■ Aim of the exercise
Return the records from the first line through the line containing "tot_dy = [14, 30, 22, 17, 12, 9, 5, 3]", and leave out the pictures.

'''

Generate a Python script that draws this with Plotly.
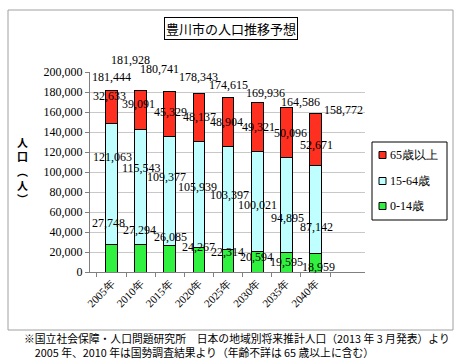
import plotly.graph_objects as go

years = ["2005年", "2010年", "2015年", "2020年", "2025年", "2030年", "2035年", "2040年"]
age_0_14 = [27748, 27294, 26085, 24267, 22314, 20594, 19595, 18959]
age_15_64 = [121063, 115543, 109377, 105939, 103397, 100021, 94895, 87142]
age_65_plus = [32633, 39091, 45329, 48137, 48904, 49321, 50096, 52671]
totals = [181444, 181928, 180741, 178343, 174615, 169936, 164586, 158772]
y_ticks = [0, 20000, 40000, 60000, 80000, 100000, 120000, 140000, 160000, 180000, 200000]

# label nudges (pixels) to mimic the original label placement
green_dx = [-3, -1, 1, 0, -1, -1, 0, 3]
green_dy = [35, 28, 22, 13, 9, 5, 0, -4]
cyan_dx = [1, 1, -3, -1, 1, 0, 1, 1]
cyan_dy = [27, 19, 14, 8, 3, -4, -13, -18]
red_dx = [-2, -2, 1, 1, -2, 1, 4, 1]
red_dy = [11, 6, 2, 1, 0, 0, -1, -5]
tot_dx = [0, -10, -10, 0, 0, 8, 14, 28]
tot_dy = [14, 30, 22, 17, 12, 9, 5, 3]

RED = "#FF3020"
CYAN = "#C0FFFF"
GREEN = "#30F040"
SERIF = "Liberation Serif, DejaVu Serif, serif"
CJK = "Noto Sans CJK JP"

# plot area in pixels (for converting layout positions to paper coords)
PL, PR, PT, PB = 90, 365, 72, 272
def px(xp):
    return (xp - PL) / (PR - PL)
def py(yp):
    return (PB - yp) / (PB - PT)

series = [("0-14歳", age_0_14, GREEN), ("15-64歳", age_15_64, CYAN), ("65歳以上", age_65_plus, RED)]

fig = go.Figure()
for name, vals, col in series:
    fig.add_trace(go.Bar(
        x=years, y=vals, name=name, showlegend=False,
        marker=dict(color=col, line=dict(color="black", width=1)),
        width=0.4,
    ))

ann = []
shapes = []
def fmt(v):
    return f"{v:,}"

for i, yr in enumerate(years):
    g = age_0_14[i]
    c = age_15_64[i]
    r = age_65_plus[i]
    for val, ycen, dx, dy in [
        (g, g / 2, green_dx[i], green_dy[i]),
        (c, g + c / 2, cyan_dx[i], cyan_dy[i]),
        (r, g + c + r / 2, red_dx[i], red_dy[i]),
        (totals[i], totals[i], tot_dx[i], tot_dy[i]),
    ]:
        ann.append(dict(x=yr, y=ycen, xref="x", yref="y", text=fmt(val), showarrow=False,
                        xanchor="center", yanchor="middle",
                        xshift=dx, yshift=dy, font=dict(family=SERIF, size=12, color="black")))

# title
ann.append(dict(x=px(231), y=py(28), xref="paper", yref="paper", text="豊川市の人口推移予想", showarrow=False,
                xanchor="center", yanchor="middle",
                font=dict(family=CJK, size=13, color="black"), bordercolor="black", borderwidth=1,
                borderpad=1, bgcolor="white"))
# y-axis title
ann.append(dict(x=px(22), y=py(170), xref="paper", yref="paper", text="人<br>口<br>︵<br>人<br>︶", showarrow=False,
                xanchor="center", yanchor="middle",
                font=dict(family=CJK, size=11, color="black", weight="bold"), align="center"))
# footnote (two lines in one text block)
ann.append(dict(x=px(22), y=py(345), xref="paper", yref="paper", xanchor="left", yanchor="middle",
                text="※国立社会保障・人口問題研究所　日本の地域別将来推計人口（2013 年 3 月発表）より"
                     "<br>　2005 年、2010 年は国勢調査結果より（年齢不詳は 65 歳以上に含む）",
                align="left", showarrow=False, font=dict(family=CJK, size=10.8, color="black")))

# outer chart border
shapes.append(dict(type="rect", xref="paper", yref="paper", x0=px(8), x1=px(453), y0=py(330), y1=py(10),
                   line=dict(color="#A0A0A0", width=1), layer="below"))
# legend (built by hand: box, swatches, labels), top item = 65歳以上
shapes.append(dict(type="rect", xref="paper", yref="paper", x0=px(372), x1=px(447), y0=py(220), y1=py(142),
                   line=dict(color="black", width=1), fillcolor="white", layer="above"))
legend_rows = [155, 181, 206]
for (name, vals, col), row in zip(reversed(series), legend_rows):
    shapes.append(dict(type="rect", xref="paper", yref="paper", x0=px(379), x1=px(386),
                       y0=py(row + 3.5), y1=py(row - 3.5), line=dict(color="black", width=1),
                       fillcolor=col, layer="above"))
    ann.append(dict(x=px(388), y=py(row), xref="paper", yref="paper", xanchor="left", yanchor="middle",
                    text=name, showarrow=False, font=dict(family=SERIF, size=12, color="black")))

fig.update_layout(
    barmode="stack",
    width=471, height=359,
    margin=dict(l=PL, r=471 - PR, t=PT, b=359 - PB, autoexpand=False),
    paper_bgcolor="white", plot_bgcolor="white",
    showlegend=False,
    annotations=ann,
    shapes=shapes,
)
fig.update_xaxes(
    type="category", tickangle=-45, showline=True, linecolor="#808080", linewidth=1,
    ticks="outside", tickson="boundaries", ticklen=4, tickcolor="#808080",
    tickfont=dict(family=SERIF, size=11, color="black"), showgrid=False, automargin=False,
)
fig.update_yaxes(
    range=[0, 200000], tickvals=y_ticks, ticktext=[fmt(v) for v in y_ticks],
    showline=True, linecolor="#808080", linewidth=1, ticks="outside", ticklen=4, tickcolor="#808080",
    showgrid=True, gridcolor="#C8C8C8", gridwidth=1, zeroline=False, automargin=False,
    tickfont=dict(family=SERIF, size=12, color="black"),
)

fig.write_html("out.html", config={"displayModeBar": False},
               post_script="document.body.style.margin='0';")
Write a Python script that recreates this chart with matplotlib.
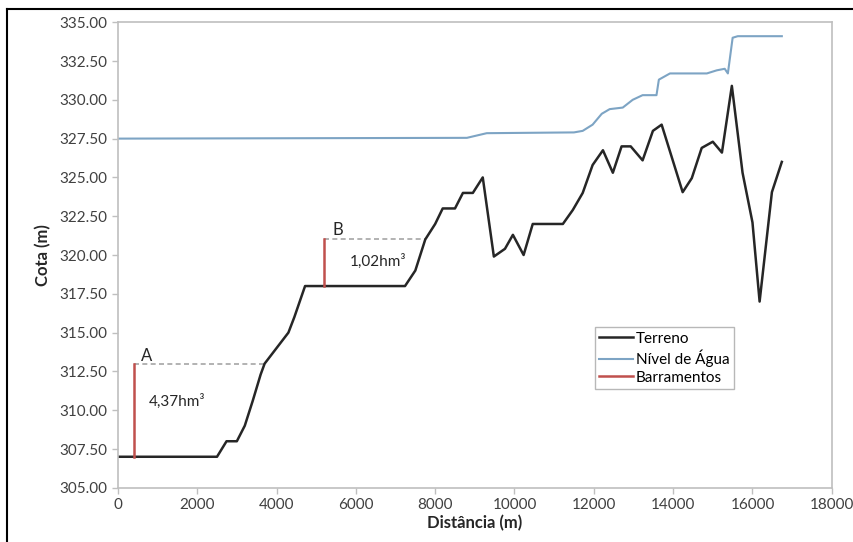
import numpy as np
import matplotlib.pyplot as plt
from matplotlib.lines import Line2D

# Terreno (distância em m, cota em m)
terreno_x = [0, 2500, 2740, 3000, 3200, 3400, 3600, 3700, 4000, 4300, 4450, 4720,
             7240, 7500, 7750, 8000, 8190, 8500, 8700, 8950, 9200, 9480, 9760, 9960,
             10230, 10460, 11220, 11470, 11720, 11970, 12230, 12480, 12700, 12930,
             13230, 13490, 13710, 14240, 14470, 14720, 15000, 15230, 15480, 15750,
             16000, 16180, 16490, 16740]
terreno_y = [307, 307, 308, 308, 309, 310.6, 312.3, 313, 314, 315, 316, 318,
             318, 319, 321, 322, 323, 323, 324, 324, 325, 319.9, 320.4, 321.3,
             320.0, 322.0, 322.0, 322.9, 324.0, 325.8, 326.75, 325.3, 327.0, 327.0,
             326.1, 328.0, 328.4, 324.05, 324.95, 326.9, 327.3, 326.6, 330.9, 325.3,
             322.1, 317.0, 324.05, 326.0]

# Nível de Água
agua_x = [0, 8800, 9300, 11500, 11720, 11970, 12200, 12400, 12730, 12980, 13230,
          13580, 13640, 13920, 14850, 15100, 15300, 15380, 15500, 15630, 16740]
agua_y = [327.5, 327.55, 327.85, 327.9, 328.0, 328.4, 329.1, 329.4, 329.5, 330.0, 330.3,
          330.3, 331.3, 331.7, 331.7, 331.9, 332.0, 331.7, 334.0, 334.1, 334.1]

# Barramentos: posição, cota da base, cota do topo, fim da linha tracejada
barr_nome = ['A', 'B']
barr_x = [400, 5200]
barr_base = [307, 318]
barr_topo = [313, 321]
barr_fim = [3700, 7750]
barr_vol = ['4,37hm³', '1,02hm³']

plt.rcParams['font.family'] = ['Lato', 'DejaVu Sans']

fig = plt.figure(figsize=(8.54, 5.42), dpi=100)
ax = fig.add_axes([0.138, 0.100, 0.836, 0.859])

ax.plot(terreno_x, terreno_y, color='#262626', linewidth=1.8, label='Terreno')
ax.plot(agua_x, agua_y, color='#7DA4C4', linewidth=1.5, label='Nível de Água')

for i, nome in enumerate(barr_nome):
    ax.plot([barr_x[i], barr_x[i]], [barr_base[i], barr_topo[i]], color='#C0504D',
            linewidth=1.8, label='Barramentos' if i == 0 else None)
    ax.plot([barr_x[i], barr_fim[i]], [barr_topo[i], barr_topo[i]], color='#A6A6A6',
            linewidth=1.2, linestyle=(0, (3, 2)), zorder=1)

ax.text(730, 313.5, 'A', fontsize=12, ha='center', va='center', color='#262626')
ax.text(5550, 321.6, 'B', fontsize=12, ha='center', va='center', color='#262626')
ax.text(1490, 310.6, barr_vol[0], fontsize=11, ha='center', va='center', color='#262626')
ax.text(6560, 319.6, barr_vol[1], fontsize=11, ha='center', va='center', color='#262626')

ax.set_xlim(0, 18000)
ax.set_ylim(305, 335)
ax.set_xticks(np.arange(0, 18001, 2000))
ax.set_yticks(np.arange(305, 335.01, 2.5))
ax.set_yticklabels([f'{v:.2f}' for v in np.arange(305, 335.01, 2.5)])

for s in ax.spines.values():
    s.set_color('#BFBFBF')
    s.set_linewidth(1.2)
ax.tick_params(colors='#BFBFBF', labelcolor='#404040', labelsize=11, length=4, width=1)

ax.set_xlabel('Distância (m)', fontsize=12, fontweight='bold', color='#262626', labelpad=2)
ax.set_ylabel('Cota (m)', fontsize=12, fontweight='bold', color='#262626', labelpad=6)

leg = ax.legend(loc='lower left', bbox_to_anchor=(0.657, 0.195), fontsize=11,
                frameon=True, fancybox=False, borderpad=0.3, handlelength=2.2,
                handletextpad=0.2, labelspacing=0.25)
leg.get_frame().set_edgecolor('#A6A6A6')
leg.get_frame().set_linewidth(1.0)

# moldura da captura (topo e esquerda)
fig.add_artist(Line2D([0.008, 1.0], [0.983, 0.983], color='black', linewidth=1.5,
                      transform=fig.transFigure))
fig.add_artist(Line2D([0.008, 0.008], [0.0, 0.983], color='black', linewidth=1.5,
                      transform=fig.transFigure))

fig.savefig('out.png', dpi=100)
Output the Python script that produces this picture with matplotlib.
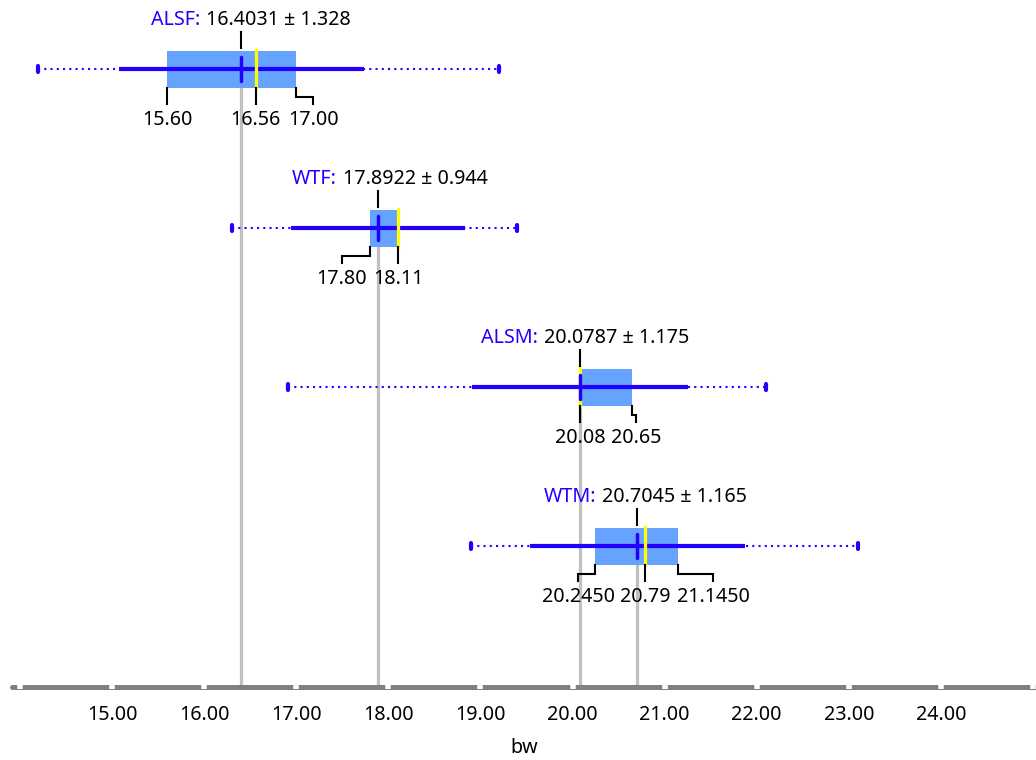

'''

■ Written reply
Generate a Python script that draws this with Plotly.
import plotly.graph_objects as go

years = ["2005年", "2010年", "2015年", "2020年", "2025年", "2030年", "2035年", "2040年"]
age_0_14 = [27748, 27294, 26085, 24267, 22314, 20594, 19595, 18959]
age_15_64 = [121063, 115543, 109377, 105939, 103397, 100021, 94895, 87142]
age_65_plus = [32633, 39091, 45329, 48137, 48904, 49321, 50096, 52671]
totals = [181444, 181928, 180741, 178343, 174615, 169936, 164586, 158772]
y_ticks = [0, 20000, 40000, 60000, 80000, 100000, 120000, 140000, 160000, 180000, 200000]

# label nudges (pixels) to mimic the original label placement
green_dx = [-3, -1, 1, 0, -1, -1, 0, 3]
green_dy = [35, 28, 22, 13, 9, 5, 0, -4]
cyan_dx = [1, 1, -3, -1, 1, 0, 1, 1]
cyan_dy = [27, 19, 14, 8, 3, -4, -13, -18]
red_dx = [-2, -2, 1, 1, -2, 1, 4, 1]
red_dy = [11, 6, 2, 1, 0, 0, -1, -5]
tot_dx = [0, -10, -10, 0, 0, 8, 14, 28]
tot_dy = [14, 30, 22, 17, 12, 9, 5, 3]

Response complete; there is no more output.